Written instruction :: Your copy of the material must match it exactly, except that pictures are dropped.

Supplied information ::
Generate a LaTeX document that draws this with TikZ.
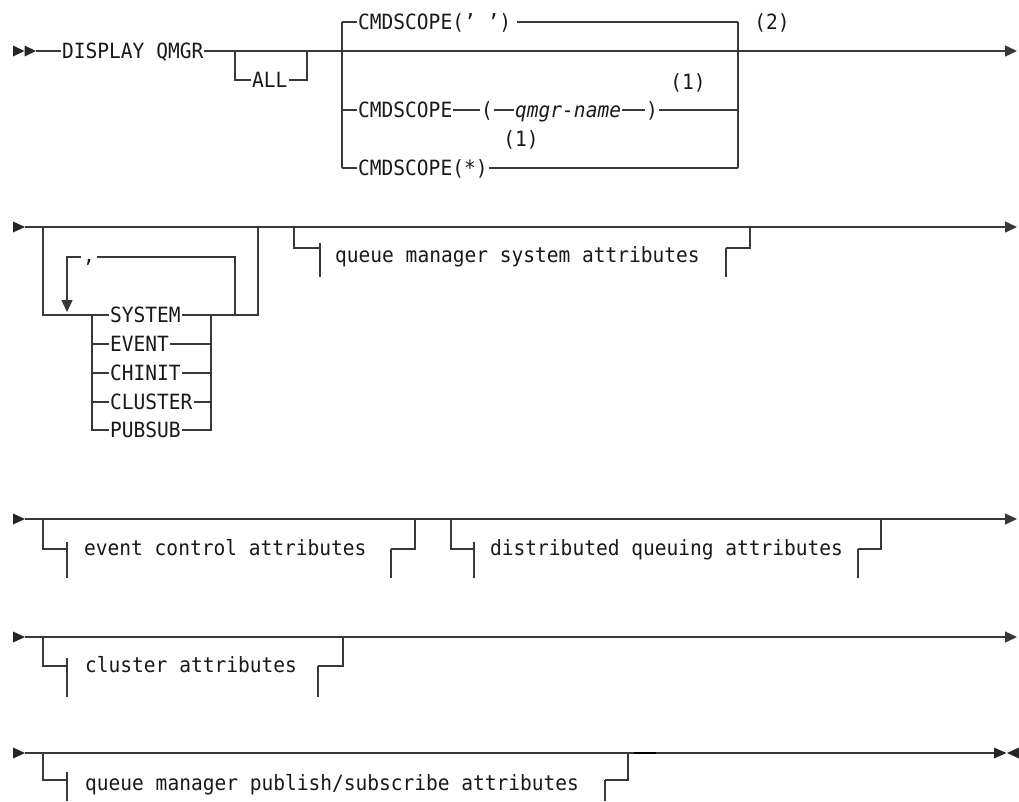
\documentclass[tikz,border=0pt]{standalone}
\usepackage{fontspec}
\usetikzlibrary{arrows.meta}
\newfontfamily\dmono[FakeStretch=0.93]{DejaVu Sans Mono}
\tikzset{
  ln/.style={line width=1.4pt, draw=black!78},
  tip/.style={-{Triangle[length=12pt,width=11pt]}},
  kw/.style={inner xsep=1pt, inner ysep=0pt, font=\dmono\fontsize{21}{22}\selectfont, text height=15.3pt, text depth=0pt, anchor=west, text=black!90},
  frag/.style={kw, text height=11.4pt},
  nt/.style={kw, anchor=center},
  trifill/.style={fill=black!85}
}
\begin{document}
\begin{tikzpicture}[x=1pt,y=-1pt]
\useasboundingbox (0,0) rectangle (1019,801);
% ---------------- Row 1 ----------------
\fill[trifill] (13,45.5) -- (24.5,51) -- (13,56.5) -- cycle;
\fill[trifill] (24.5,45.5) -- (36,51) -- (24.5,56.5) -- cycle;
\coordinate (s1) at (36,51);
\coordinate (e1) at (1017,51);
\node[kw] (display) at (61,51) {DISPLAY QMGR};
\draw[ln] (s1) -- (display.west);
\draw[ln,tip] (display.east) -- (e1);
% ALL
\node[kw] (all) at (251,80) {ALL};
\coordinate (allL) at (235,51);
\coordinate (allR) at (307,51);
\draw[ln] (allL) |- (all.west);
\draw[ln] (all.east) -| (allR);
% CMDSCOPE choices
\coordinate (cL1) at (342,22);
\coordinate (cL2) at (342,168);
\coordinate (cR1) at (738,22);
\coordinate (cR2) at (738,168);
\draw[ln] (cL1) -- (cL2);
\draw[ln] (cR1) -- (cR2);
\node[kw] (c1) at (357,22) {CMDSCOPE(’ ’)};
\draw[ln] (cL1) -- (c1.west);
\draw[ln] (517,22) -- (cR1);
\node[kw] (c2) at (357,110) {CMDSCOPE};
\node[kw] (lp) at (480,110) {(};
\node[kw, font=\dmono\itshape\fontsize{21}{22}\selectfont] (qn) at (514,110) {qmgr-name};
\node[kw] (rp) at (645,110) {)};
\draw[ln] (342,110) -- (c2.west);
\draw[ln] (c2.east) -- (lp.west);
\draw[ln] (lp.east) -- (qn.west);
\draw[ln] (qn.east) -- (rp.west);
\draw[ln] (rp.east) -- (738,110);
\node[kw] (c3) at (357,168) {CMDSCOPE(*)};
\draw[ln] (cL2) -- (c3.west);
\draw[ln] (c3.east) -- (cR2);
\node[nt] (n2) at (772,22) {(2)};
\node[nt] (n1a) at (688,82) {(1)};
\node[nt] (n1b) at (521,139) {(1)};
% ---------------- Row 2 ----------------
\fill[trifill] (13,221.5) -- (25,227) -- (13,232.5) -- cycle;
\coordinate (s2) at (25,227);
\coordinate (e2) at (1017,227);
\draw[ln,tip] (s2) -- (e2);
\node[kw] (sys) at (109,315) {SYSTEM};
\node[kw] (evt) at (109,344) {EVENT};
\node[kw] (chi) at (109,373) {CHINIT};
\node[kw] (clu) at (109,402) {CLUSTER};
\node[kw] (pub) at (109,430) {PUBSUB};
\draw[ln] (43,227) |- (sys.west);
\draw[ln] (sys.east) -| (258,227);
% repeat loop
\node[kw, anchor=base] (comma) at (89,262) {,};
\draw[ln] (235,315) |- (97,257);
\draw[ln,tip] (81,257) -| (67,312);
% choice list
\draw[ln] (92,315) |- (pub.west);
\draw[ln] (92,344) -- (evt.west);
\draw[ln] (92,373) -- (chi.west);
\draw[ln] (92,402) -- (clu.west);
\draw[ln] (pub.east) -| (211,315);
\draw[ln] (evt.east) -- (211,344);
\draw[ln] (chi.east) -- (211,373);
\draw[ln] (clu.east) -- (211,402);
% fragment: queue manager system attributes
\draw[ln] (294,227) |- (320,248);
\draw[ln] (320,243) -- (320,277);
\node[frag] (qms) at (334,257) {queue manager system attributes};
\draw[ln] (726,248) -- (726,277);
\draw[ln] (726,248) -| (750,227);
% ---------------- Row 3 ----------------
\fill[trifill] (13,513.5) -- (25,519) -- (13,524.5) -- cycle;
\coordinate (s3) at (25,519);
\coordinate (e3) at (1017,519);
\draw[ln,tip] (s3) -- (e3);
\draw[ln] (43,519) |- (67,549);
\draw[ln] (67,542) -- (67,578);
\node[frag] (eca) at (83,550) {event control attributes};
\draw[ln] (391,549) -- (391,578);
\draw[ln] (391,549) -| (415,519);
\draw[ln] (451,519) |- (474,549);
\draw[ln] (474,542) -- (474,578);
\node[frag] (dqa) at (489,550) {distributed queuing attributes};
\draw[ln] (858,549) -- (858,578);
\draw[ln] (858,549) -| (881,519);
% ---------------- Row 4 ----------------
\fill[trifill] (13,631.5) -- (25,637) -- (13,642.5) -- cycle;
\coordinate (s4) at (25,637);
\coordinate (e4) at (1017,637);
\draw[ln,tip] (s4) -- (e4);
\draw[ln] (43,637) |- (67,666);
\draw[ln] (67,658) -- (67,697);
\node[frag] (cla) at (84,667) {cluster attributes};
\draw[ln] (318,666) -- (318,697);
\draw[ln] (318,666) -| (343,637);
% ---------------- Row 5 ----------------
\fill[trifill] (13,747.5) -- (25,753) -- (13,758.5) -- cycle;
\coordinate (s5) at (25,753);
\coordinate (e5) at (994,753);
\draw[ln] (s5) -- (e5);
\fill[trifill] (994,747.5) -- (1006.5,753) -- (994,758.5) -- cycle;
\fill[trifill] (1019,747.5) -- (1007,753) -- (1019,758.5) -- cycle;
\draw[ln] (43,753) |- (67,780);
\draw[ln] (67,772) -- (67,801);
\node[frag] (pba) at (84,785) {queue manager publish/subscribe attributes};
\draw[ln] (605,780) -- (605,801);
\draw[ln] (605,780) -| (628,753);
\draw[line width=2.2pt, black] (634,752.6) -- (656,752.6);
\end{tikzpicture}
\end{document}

Exercise output ::
Generate a LaTeX document that draws this with TikZ.
\documentclass[tikz,border=0pt]{standalone}
\usepackage{fontspec}
\usetikzlibrary{arrows.meta}
\newfontfamily\dmono[FakeStretch=0.93]{DejaVu Sans Mono}
\tikzset{
  ln/.style={line width=1.4pt, draw=black!78},
  tip/.style={-{Triangle[length=12pt,width=11pt]}},
  kw/.style={inner xsep=1pt, inner ysep=0pt, font=\dmono\fontsize{21}{22}\selectfont, text height=15.3pt, text depth=0pt, anchor=west, text=black!90},
  frag/.style={kw, text height=11.4pt},
  nt/.style={kw, anchor=center},
  trifill/.style={fill=black!85}
}
\begin{document}
\begin{tikzpicture}[x=1pt,y=-1pt]
\useasboundingbox (0,0) rectangle (1019,801);
% ---------------- Row 1 ----------------
\fill[trifill] (13,45.5) -- (24.5,51) -- (13,56.5) -- cycle;
\fill[trifill] (24.5,45.5) -- (36,51) -- (24.5,56.5) -- cycle;
\coordinate (s1) at (36,51);
\coordinate (e1) at (1017,51);
\node[kw] (display) at (61,51) {DISPLAY QMGR};
\draw[ln] (s1) -- (display.west);
\draw[ln,tip] (display.east) -- (e1);
% ALL
\node[kw] (all) at (251,80) {ALL};
\coordinate (allL) at (235,51);
\coordinate (allR) at (307,51);
\draw[ln] (allL) |- (all.west);
\draw[ln] (all.east) -| (allR);
% CMDSCOPE choices
\coordinate (cL1) at (342,22);
\coordinate (cL2) at (342,168);
\coordinate (cR1) at (738,22);
\coordinate (cR2) at (738,168);
\draw[ln] (cL1) -- (cL2);
\draw[ln] (cR1) -- (cR2);
\node[kw] (c1) at (357,22) {CMDSCOPE(’ ’)};
\draw[ln] (cL1) -- (c1.west);
\draw[ln] (517,22) -- (cR1);
\node[kw] (c2) at (357,110) {CMDSCOPE};
\node[kw] (lp) at (480,110) {(};
\node[kw, font=\dmono\itshape\fontsize{21}{22}\selectfont] (qn) at (514,110) {qmgr-name};
\node[kw] (rp) at (645,110) {)};
\draw[ln] (342,110) -- (c2.west);
\draw[ln] (c2.east) -- (lp.west);
\draw[ln] (lp.east) -- (qn.west);
\draw[ln] (qn.east) -- (rp.west);
\draw[ln] (rp.east) -- (738,110);
\node[kw] (c3) at (357,168) {CMDSCOPE(*)};
\draw[ln] (cL2) -- (c3.west);
\draw[ln] (c3.east) -- (cR2);
\node[nt] (n2) at (772,22) {(2)};
\node[nt] (n1a) at (688,82) {(1)};
\node[nt] (n1b) at (521,139) {(1)};
% ---------------- Row 2 ----------------
\fill[trifill] (13,221.5) -- (25,227) -- (13,232.5) -- cycle;
\coordinate (s2) at (25,227);
\coordinate (e2) at (1017,227);
\draw[ln,tip] (s2) -- (e2);
\node[kw] (sys) at (109,315) {SYSTEM};
\node[kw] (evt) at (109,344) {EVENT};
\node[kw] (chi) at (109,373) {CHINIT};
\node[kw] (clu) at (109,402) {CLUSTER};
\node[kw] (pub) at (109,430) {PUBSUB};
\draw[ln] (43,227) |- (sys.west);
\draw[ln] (sys.east) -| (258,227);
% repeat loop
\node[kw, anchor=base] (comma) at (89,262) {,};
\draw[ln] (235,315) |- (97,257);
\draw[ln,tip] (81,257) -| (67,312);
% choice list
\draw[ln] (92,315) |- (pub.west);
\draw[ln] (92,344) -- (evt.west);
\draw[ln] (92,373) -- (chi.west);
\draw[ln] (92,402) -- (clu.west);
\draw[ln] (pub.east) -| (211,315);
\draw[ln] (evt.east) -- (211,344);
\draw[ln] (chi.east) -- (211,373);
\draw[ln] (clu.east) -- (211,402);
% fragment: queue manager system attributes
\draw[ln] (294,227) |- (320,248);
\draw[ln] (320,243) -- (320,277);
\node[frag] (qms) at (334,257) {queue manager system attributes};
\draw[ln] (726,248) -- (726,277);
\draw[ln] (726,248) -| (750,227);
% ---------------- Row 3 ----------------
\fill[trifill] (13,513.5) -- (25,519) -- (13,524.5) -- cycle;
\coordinate (s3) at (25,519);
\coordinate (e3) at (1017,519);
\draw[ln,tip] (s3) -- (e3);
\draw[ln] (43,519) |- (67,549);
\draw[ln] (67,542) -- (67,578);
\node[frag] (eca) at (83,550) {event control attributes};
\draw[ln] (391,549) -- (391,578);
\draw[ln] (391,549) -| (415,519);
\draw[ln] (451,519) |- (474,549);
\draw[ln] (474,542) -- (474,578);
\node[frag] (dqa) at (489,550) {distributed queuing attributes};
\draw[ln] (858,549) -- (858,578);
\draw[ln] (858,549) -| (881,519);
% ---------------- Row 4 ----------------
\fill[trifill] (13,631.5) -- (25,637) -- (13,642.5) -- cycle;
\coordinate (s4) at (25,637);
\coordinate (e4) at (1017,637);
\draw[ln,tip] (s4) -- (e4);
\draw[ln] (43,637) |- (67,666);
\draw[ln] (67,658) -- (67,697);
\node[frag] (cla) at (84,667) {cluster attributes};
\draw[ln] (318,666) -- (318,697);
\draw[ln] (318,666) -| (343,637);
% ---------------- Row 5 ----------------
\fill[trifill] (13,747.5) -- (25,753) -- (13,758.5) -- cycle;
\coordinate (s5) at (25,753);
\coordinate (e5) at (994,753);
\draw[ln] (s5) -- (e5);
\fill[trifill] (994,747.5) -- (1006.5,753) -- (994,758.5) -- cycle;
\fill[trifill] (1019,747.5) -- (1007,753) -- (1019,758.5) -- cycle;
\draw[ln] (43,753) |- (67,780);
\draw[ln] (67,772) -- (67,801);
\node[frag] (pba) at (84,785) {queue manager publish/subscribe attributes};
\draw[ln] (605,780) -- (605,801);
\draw[ln] (605,780) -| (628,753);
\draw[line width=2.2pt, black] (634,752.6) -- (656,752.6);
\end{tikzpicture}
\end{document}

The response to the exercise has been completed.